> [Source code of charts]
┌──

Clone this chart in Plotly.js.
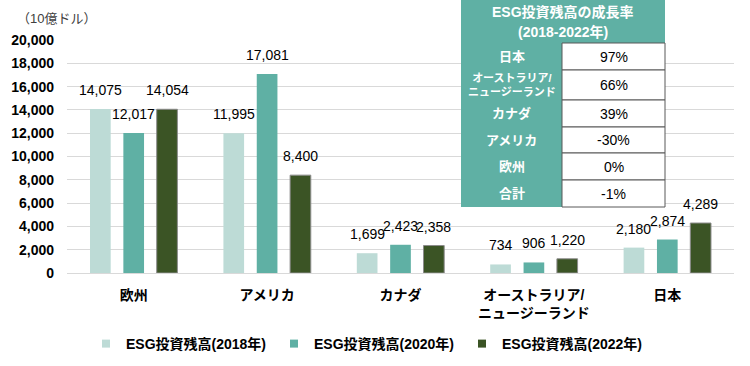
<!DOCTYPE html>
<html>
<head>
<meta charset="utf-8">
<script src="https://cdn.plot.ly/plotly-3.0.1.min.js"></script>
<style>html,body{margin:0;padding:0;background:#fff;}#chart{width:750px;height:366px;}</style>
</head>
<body>
<div id="chart"></div>
<script>
const categories = ["欧州", "アメリカ", "カナダ", "オーストラリア/<br>ニュージーランド", "日本"];
const seriesNames = ["ESG投資残高(2018年)", "ESG投資残高(2020年)", "ESG投資残高(2022年)"];
const values2018 = [14075, 11995, 1699, 734, 2180];
const values2020 = [12017, 17081, 2423, 906, 2874];
const values2022 = [14054, 8400, 2358, 1220, 4289];
const tableTitle = ["ESG投資残高の成長率", "(2018-2022年)"];
const tableLabels = ["日本", "オーストラリア/<br>ニュージーランド", "カナダ", "アメリカ", "欧州", "合計"];
const tableValues = ["97%", "66%", "39%", "-30%", "0%", "-1%"];

const FONT = "'Liberation Sans', Arial, 'Noto Sans CJK JP', sans-serif";
const colors = ["#bddbd6", "#5fb0a4", "#3b5425"];
const W = 750, H = 366;
const M = {l: 67, r: 16, t: 40, b: 93};
const PW = W - M.l - M.r, PH = H - M.t - M.b;
const px = x => (x - M.l) / PW;
const py = y => (H - M.b - y) / PH;
const BARGAP = 0.25, BARGROUPGAP = 0.38;
const slotPx = PW / categories.length * (1 - BARGAP) / 3;

const fmt = v => v.toLocaleString('en-US');
const allVals = [values2018, values2020, values2022];
const traces = allVals.map((vals, i) => ({
  type: 'bar',
  name: seriesNames[i],
  x: categories,
  y: vals,
  showlegend: false,
  cliponaxis: false,
  hoverinfo: 'none',
  marker: {color: colors[i], line: {color: i === 2 ? '#8c8c8c' : colors[i], width: i === 2 ? 1 : 0}}
}));
// legend entries (small square keys)
seriesNames.forEach((name, i) => {
  traces.push({type: 'scatter', mode: 'markers', name: name, x: [null], y: [null], showlegend: true, hoverinfo: 'none',
    marker: {symbol: 'square', size: 8, color: colors[i], line: {width: 0}}});
});

const shapes = [];
const annotations = [];
// data labels, anchored to each bar through the axes
allVals.forEach((vals, i) => {
  vals.forEach((v, j) => {
    annotations.push({xref: 'x', yref: 'y', x: categories[j], y: v, xshift: (i - 1) * slotPx,
      yanchor: 'bottom', yshift: 9, text: fmt(v), showarrow: false,
      font: {family: FONT, size: 14, color: '#000'}});
  });
});
// y axis unit
annotations.push({xref: 'paper', yref: 'paper', x: px(15), y: py(19), xanchor: 'left', yanchor: 'middle',
  text: '（10億ドル）', showarrow: false, font: {family: FONT, size: 13, color: '#404040'}});
// table
const tL = 461, tM = 562, tR = 665;
const rowEdges = [43, 70, 100, 127, 153, 180, 207];
shapes.push({type: 'rect', xref: 'paper', yref: 'paper', layer: 'above', x0: px(tL), x1: px(tR), y0: py(0), y1: py(43),
  fillcolor: '#5fb0a4', line: {width: 0}});
shapes.push({type: 'rect', xref: 'paper', yref: 'paper', layer: 'above', x0: px(tL), x1: px(tM), y0: py(43), y1: py(207),
  fillcolor: '#5fb0a4', line: {width: 0}});
annotations.push({xref: 'paper', yref: 'paper', x: px((tL + tR) / 2), y: py(12), xanchor: 'center', yanchor: 'middle',
  text: '<b>' + tableTitle[0] + '</b>', showarrow: false, font: {family: FONT, size: 14, color: '#fff'}});
annotations.push({xref: 'paper', yref: 'paper', x: px((tL + tR) / 2), y: py(32), xanchor: 'center', yanchor: 'middle',
  text: '<b>' + tableTitle[1] + '</b>', showarrow: false, font: {family: FONT, size: 14, color: '#fff'}});
for (let i = 0; i < tableLabels.length; i++) {
  const y0 = rowEdges[i], y1 = rowEdges[i + 1];
  shapes.push({type: 'rect', xref: 'paper', yref: 'paper', layer: 'above', x0: px(tM), x1: px(tR), y0: py(y0), y1: py(y1),
    fillcolor: '#ffffff', line: {color: '#595959', width: 1}});
  const two = tableLabels[i].indexOf('<br>') >= 0;
  annotations.push({xref: 'paper', yref: 'paper', x: px((tL + tM) / 2), y: py((y0 + y1) / 2), xanchor: 'center', yanchor: 'middle',
    text: '<b>' + tableLabels[i] + '</b>', showarrow: false,
    font: {family: FONT, size: two ? 11 : 13, color: '#fff'}});
  annotations.push({xref: 'paper', yref: 'paper', x: px((tM + tR) / 2), y: py((y0 + y1) / 2), xanchor: 'center', yanchor: 'middle',
    text: tableValues[i], showarrow: false, font: {family: FONT, size: 14, color: '#000'}});
}

const layout = {
  width: W, height: H,
  margin: M,
  paper_bgcolor: '#fff', plot_bgcolor: '#fff',
  font: {family: FONT, size: 14, color: '#000'},
  barmode: 'group',
  bargap: BARGAP,
  bargroupgap: BARGROUPGAP,
  showlegend: true,
  legend: {orientation: 'h', xref: 'container', yref: 'container', x: 86 / W, xanchor: 'left', y: 1 - 344 / H, yanchor: 'middle',
    entrywidth: 143, entrywidthmode: 'pixels', font: {family: FONT, size: 14, color: '#000', weight: 'bold'},
    itemclick: false, itemdoubleclick: false, traceorder: 'normal'},
  xaxis: {type: 'category', showgrid: false, zeroline: false, showline: false, ticks: '',
    tickfont: {family: FONT, size: 14, color: '#000', weight: 'bold'}, ticklabelstandoff: 12, fixedrange: true},
  yaxis: {range: [0, 20000], dtick: 2000, tickformat: ',d', showgrid: true, gridcolor: '#d9d9d9', gridwidth: 1,
    zeroline: true, zerolinecolor: '#d9d9d9', zerolinewidth: 1, showline: false, ticks: '',
    tickfont: {family: FONT, size: 14, color: '#000', weight: 'bold'}, ticklabelstandoff: 12, fixedrange: true},
  shapes: shapes,
  annotations: annotations
};

Plotly.newPlot('chart', traces, layout, {displayModeBar: false, staticPlot: true});
</script>
</body>
</html>
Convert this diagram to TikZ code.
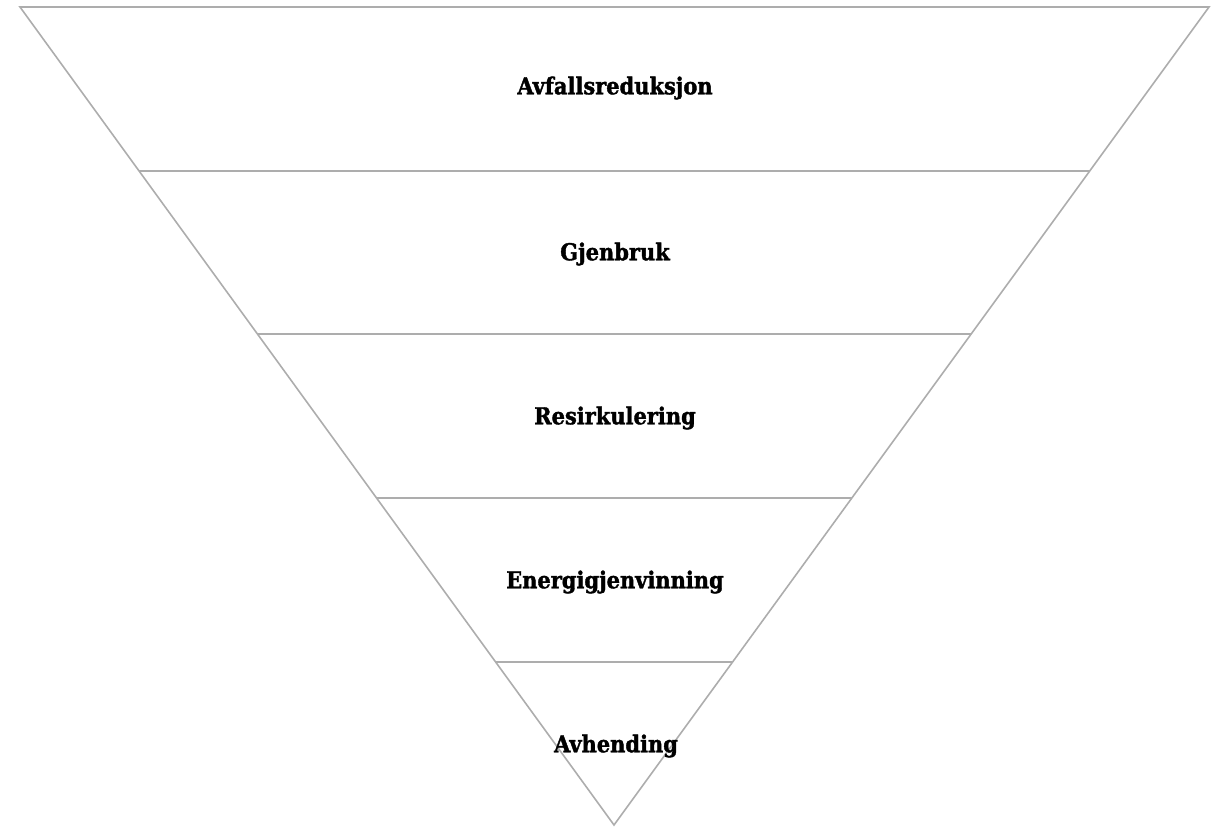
\documentclass[tikz,border=0pt]{standalone}
\usepackage{fontspec}
\setmainfont{DejaVu Serif Condensed}[BoldFeatures={FakeBold=1.6}]
\usetikzlibrary{calc}
\tikzset{
  edge/.style={draw=black!32, line width=1.6pt, line join=miter},
  lab/.style={font=\bfseries\fontsize{23.3}{26}\selectfont, inner sep=0pt, anchor=center}
}
\begin{document}
\begin{tikzpicture}[x=1pt,y=-1pt]
\useasboundingbox (0,0) rectangle (1217,827);
\coordinate (TL) at (20,7);
\coordinate (TR) at (1209,7);
\coordinate (A) at (614,825);
\draw[edge] (TL) -- (TR) -- (A) -- cycle;
\foreach \i/\f in {1/0.2005,2/0.3998,3/0.6002,4/0.8007}{
  \coordinate (L\i) at ($(TL)!\f!(A)$);
  \coordinate (R\i) at ($(TR)!\f!(A)$);
  \draw[edge] (L\i) -- (R\i);
}
\node[lab] (t1) at (615,88) {Avfallsreduksjon};
\node[lab] (t2) at (615,254) {Gjenbruk};
\node[lab] (t3) at (615,418) {Resirkulering};
\node[lab] (t4) at (615,582) {Energigjenvinning};
\node[lab] (t5) at (616,746) {Avhending};
\end{tikzpicture}
\end{document}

└──

> [TO BE DONE] Begin at the line containing "Convert this diagram to TikZ code." and extract every line through the end of the records, inclusive, exactly and only; omit pictures.

> [SOLUTION TO THIS EXERCISE]
Convert this diagram to TikZ code.
\documentclass[tikz,border=0pt]{standalone}
\usepackage{fontspec}
\setmainfont{DejaVu Serif Condensed}[BoldFeatures={FakeBold=1.6}]
\usetikzlibrary{calc}
\tikzset{
  edge/.style={draw=black!32, line width=1.6pt, line join=miter},
  lab/.style={font=\bfseries\fontsize{23.3}{26}\selectfont, inner sep=0pt, anchor=center}
}
\begin{document}
\begin{tikzpicture}[x=1pt,y=-1pt]
\useasboundingbox (0,0) rectangle (1217,827);
\coordinate (TL) at (20,7);
\coordinate (TR) at (1209,7);
\coordinate (A) at (614,825);
\draw[edge] (TL) -- (TR) -- (A) -- cycle;
\foreach \i/\f in {1/0.2005,2/0.3998,3/0.6002,4/0.8007}{
  \coordinate (L\i) at ($(TL)!\f!(A)$);
  \coordinate (R\i) at ($(TR)!\f!(A)$);
  \draw[edge] (L\i) -- (R\i);
}
\node[lab] (t1) at (615,88) {Avfallsreduksjon};
\node[lab] (t2) at (615,254) {Gjenbruk};
\node[lab] (t3) at (615,418) {Resirkulering};
\node[lab] (t4) at (615,582) {Energigjenvinning};
\node[lab] (t5) at (616,746) {Avhending};
\end{tikzpicture}
\end{document}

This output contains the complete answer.